Entries taken from a collection
- - -
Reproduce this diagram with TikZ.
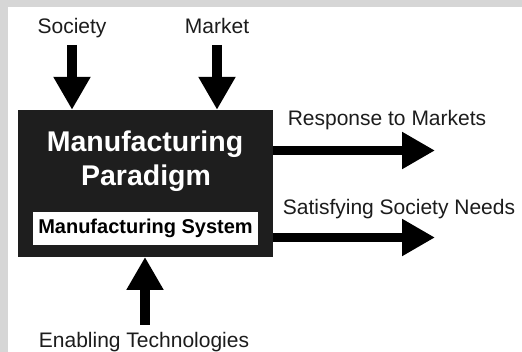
\documentclass[tikz,border=0pt]{standalone}
\usepackage{fontspec}
\setmainfont{Liberation Sans}
\usepackage{xcolor}
\usetikzlibrary{arrows.meta, positioning, calc}

\definecolor{boxfill}{HTML}{1E1E1E}
\definecolor{textgray}{HTML}{1C1C1C}
\definecolor{framegray}{HTML}{D6D6D6}

\tikzset{
	bigarrow/.style={line width=9.5pt, draw=black, -{Triangle[length=33pt, width=35pt]}},
	plainlabel/.style={text=textgray, font=\fontsize{21}{25}\selectfont, inner sep=0pt, anchor=base},
	titleline/.style={text=white, font=\bfseries\fontsize{28.5}{33}\selectfont, inner sep=0pt, anchor=base},
}

\begin{document}
\begin{tikzpicture}[x=1pt, y=-1pt]
				  \useasboundingbox (0,0) rectangle (522,352);
				  \fill[white] (0,0) rectangle (522,352);
				  \fill[framegray] (0,0) rectangle (522,7);
				  \fill[framegray] (0,0) rectangle (8,352);
				  % the paradigm block
				  \node[fill=boxfill, minimum width=255pt, minimum height=147pt, inner sep=0pt] (paradigm) at (145.5,183.5) {};
				  \node[titleline] (title) at (145,152) {Manufacturing};
				  \node[titleline] (subtitle) at (146,186) {Paradigm};
				  \node[fill=white, minimum width=225pt, minimum height=33pt, inner sep=0pt, font=\bfseries\fontsize{20}{24}\selectfont] (system) at (145.5,228.5) {Manufacturing System};
				  % inputs
				  \node[plainlabel] (society) at (72,34) {Society};
				  \node[plainlabel] (market) at (217,34) {Market};
				  \node[plainlabel] (enabling) at (144,348) {Enabling Technologies};
				  \draw[bigarrow] (72,45) -- (society.south |- paradigm.north);
				  \draw[bigarrow] (217,45) -- (market.south |- paradigm.north);
				  \draw[bigarrow] (145,325) -- (145,257);
				  % outputs
				  \coordinate (resp) at (435,150.5);
				  \coordinate (needs) at (435,237.5);
				  \node[plainlabel] (resplabel) at (387,126) {Response to Markets};
				  \node[plainlabel] (needslabel) at (399,215) {Satisfying Society Needs};
				  \draw[bigarrow] (paradigm.east |- resp) -- (resp);
				  \draw[bigarrow] (paradigm.east |- needs) -- (needs);
\end{tikzpicture}
\end{document}
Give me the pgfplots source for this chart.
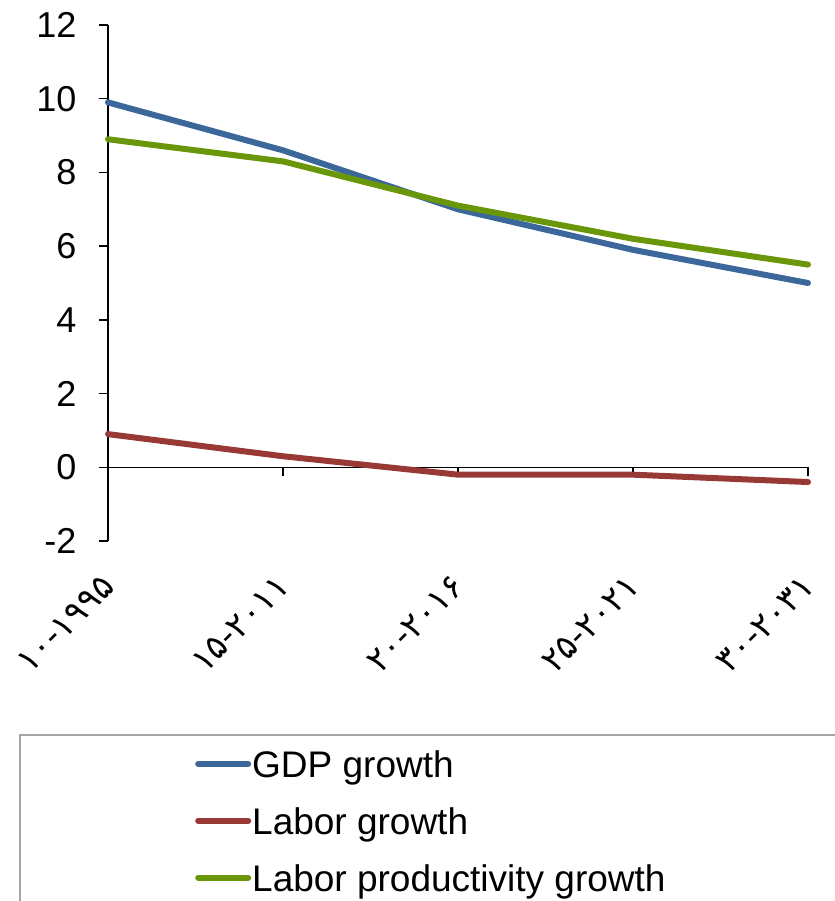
\documentclass[border=0pt]{standalone}
\usepackage{fontspec}
\setmainfont{Liberation Sans}
\newfontfamily\arabicfont[Script=Arabic]{DejaVu Sans}
\usepackage{pgfplots}
\pgfplotsset{compat=1.18}
\definecolor{gdp}{RGB}{59,103,155}
\definecolor{lab}{RGB}{152,57,53}
\definecolor{prod}{RGB}{106,150,10}
\newcommand{\pl}[3]{\hbox{#1}\hbox{-}\hbox{#2}}
\begin{document}
\begin{tikzpicture}
\useasboundingbox (0,0) rectangle (835bp,-901bp);
\begin{axis}[
 at={(108bp,-541bp)}, anchor=south west,
 scale only axis, width=700bp, height=516bp,
 xmin=0, xmax=4, ymin=-2, ymax=12,
 axis x line*=middle, axis y line*=left,
 hide obscured x ticks=false,
 axis line style={line width=1.5bp, black},
 tick align=outside, major tick length=9bp,
 tick style={line width=1.5bp, black},
 xtick={0,1,2,3,4},
 xticklabels={{\pl{۱۰}{۱۹۹۵}{}},{\pl{۱۵}{۲۰۱۱}{}},{\pl{۲۰}{۲۰۱۶}{}},{\pl{۲۵}{۲۰۲۱}{}},{\pl{۳۰}{۲۰۳۱}{}}},
 ytick={-2,0,2,4,6,8,10,12},
 /pgf/number format/assume math mode=true,
 yticklabel style={font=\fontsize{36bp}{42bp}\selectfont, xshift=-19bp},
 xticklabel style={font=\arabicfont\fontsize{34bp}{40bp}\selectfont, yshift=-102bp, xshift=3bp, rotate=45, anchor=east},
 legend style={draw=none, fill=none, inner sep=0pt,
   at={(axis description cs:0.12429,-0.3973)}, anchor=north west,
   font=\fontsize{37bp}{43bp}\selectfont, row sep=22bp,
   nodes={inner xsep=1bp, inner ysep=0pt, text height=31bp, text depth=4bp}},
 legend cell align=left,
 legend image code/.code={\draw (2bp,0bp) -- (52bp,0bp);},
 every axis plot/.append style={line width=6bp, line join=round, line cap=round},
 clip=false,
]
\addplot[gdp] coordinates {(0,9.9) (1,8.6) (2,7.0) (3,5.9) (4,5.0)};
\addlegendentry{GDP growth}
\addplot[lab] coordinates {(0,0.9) (1,0.3) (2,-0.2) (3,-0.2) (4,-0.4)};
\addlegendentry{Labor growth}
\addplot[prod] coordinates {(0,8.9) (1,8.3) (2,7.1) (3,6.2) (4,5.5)};
\addlegendentry{Labor productivity growth}
\end{axis}
\draw[black!35, line width=1.5bp] (20bp,-1000bp) -- (20bp,-735bp) -- (1000bp,-735bp);
\end{tikzpicture}
\end{document}
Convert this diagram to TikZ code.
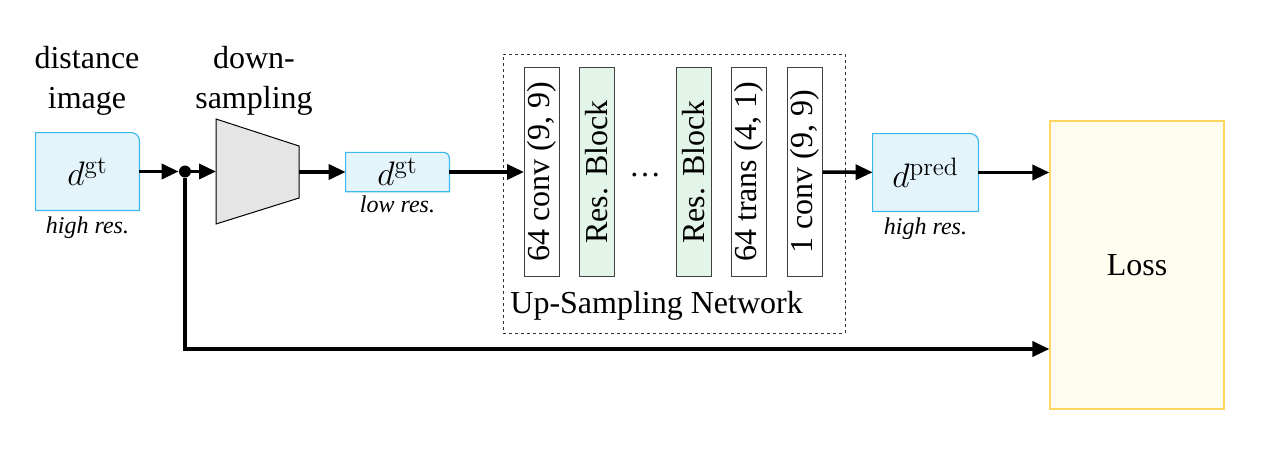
\documentclass[tikz,border=0pt]{standalone}
\usepackage{fix-cm}
\usepackage[no-math]{fontspec}
\setmainfont{Liberation Serif}
\usepackage{amsmath}
\usepackage{graphicx}
\usepackage{xcolor}
\usepackage{tikz}
\usetikzlibrary{arrows.meta}
\usetikzlibrary{positioning}
\usetikzlibrary{backgrounds}

\DeclareMathSizes{17}{17}{12.6}{9}

\definecolor{blaafyll}{HTML}{E4F4FB}
\definecolor{blaakant}{HTML}{3CB9EC}
\definecolor{groennfyll}{HTML}{E3F4E9}
\definecolor{gulfyll}{HTML}{FFFDF0}
\definecolor{gulkant}{HTML}{FFD75E}

\newcommand{\dataform}[2]{%
  \begin{scope}[on background layer, x=1cm, y=1cm]
    \draw[blaakant, fill=blaafyll, line width=0.6pt]
      (#1.south west) -- (#1.north west) -- ([xshift=-#2]#1.north east)
      arc[start angle=90, end angle=0, radius=#2] -- (#1.south east) -- cycle;
  \end{scope}
}

\begin{document}
\begin{tikzpicture}[
    x=0.5pt, y=-0.5pt,
    every node/.style={font=\fontsize{16}{20}\selectfont},
    pil/.style={line width=1.8pt, -{Triangle[length=8.5pt,width=7.5pt]}},
    databoks/.style={inner sep=0pt, font=\fontsize{17}{20}\selectfont},
    lag/.style={draw=black!75, line width=0.5pt, fill=white,
    minimum width=17.5pt, minimum height=104.5pt, inner sep=0pt},
    resblokk/.style={lag, fill=groennfyll},
    oppl/.style={font=\fontsize{12}{14}\selectfont\itshape, inner sep=1pt}
]
\useasboundingbox (0,0) rectangle (1277,466);

\node[align=center] (distlbl) at (87,81) {distance\\image};
\node[databoks, minimum width=51.5pt, minimum height=38.5pt] (gt) at (87.5,171.5) {$d^{\mathrm{gt}}$};
\dataform{gt}{4pt}
\node[oppl, below=2pt of gt] (gtres) {high res.};
\node[circle, fill=black, inner sep=0pt, minimum size=6pt] (split) at (185,171.5) {};

\node[align=center] (dslbl) at (254,81) {down-\\sampling};
\draw[fill=black!10, line width=0.5pt] (216,119) -- (299,146) -- (299,198) -- (216,224) -- cycle;
\coordinate (dsinn) at (216,171.5);
\coordinate (dsut) at (299,172);

\node[databoks, minimum width=51.5pt, minimum height=19.25pt] (gtlow) at (397.5,172) {$d^{\mathrm{gt}}$};
\dataform{gtlow}{3pt}
\node[oppl, below=1pt of gtlow] (lowres) {low res.};

\node[lag] (konv1) at (542,172) {\rotatebox{90}{64 conv (9, 9)}};
\node[resblokk] (res1) at (596.5,172) {\rotatebox{90}{Res. Block}};
\node[anchor=base] (prikker) at (645,176) {…};
\node[resblokk] (res2) at (694,172) {\rotatebox{90}{Res. Block}};
\node[lag] (trans) at (749,172) {\rotatebox{90}{64 trans (4, 1)}};
\node[lag] (konv2) at (804.5,172) {\rotatebox{90}{1 conv (9, 9)}};
\node[draw=black!80, dash pattern=on 1.5pt off 1.5pt, line width=0.5pt,
    minimum width=171pt, minimum height=139.5pt, inner sep=0pt] (oppnett) at (674,193.5) {};
\node[anchor=west, inner sep=0pt] (oppnettlbl) at (510,306) {Up-Sampling Network};

\node[databoks, minimum width=52.5pt, minimum height=38.5pt] (pred) at (925.5,172.5) {$d^{\mathrm{pred}}$};
\dataform{pred}{4pt}
\node[oppl, below=2pt of pred] (predres) {high res.};

\node[draw=gulkant, fill=gulfyll, line width=0.6pt, minimum width=87pt, minimum height=144pt] (loss) at (1137,265) {Loss};

\draw[pil] (gt) -- (split);
\draw[pil] (split) -- (dsinn);
\draw[pil] (dsut) -- (gtlow);
\draw[pil] (gtlow) -- (konv1);
\draw[pil] (konv2) -- (pred);
\draw[pil] (pred.east) -- (pred.east -| loss.west);
\draw[pil] (split) |- ([yshift=-42pt]loss.west);
\end{tikzpicture}
\end{document}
- - -
Job: Both the line containing "Convert this diagram to TikZ code." and the line containing "(0,0) rectangle (1277,466);" belong in the copy, along with every line between them. Reproduce that stretch exactly, without the pictures.

Exercise response:
Convert this diagram to TikZ code.
\documentclass[tikz,border=0pt]{standalone}
\usepackage{fix-cm}
\usepackage[no-math]{fontspec}
\setmainfont{Liberation Serif}
\usepackage{amsmath}
\usepackage{graphicx}
\usepackage{xcolor}
\usepackage{tikz}
\usetikzlibrary{arrows.meta}
\usetikzlibrary{positioning}
\usetikzlibrary{backgrounds}

\DeclareMathSizes{17}{17}{12.6}{9}

\definecolor{blaafyll}{HTML}{E4F4FB}
\definecolor{blaakant}{HTML}{3CB9EC}
\definecolor{groennfyll}{HTML}{E3F4E9}
\definecolor{gulfyll}{HTML}{FFFDF0}
\definecolor{gulkant}{HTML}{FFD75E}

\newcommand{\dataform}[2]{%
  \begin{scope}[on background layer, x=1cm, y=1cm]
    \draw[blaakant, fill=blaafyll, line width=0.6pt]
      (#1.south west) -- (#1.north west) -- ([xshift=-#2]#1.north east)
      arc[start angle=90, end angle=0, radius=#2] -- (#1.south east) -- cycle;
  \end{scope}
}

\begin{document}
\begin{tikzpicture}[
    x=0.5pt, y=-0.5pt,
    every node/.style={font=\fontsize{16}{20}\selectfont},
    pil/.style={line width=1.8pt, -{Triangle[length=8.5pt,width=7.5pt]}},
    databoks/.style={inner sep=0pt, font=\fontsize{17}{20}\selectfont},
    lag/.style={draw=black!75, line width=0.5pt, fill=white,
    minimum width=17.5pt, minimum height=104.5pt, inner sep=0pt},
    resblokk/.style={lag, fill=groennfyll},
    oppl/.style={font=\fontsize{12}{14}\selectfont\itshape, inner sep=1pt}
]
\useasboundingbox (0,0) rectangle (1277,466);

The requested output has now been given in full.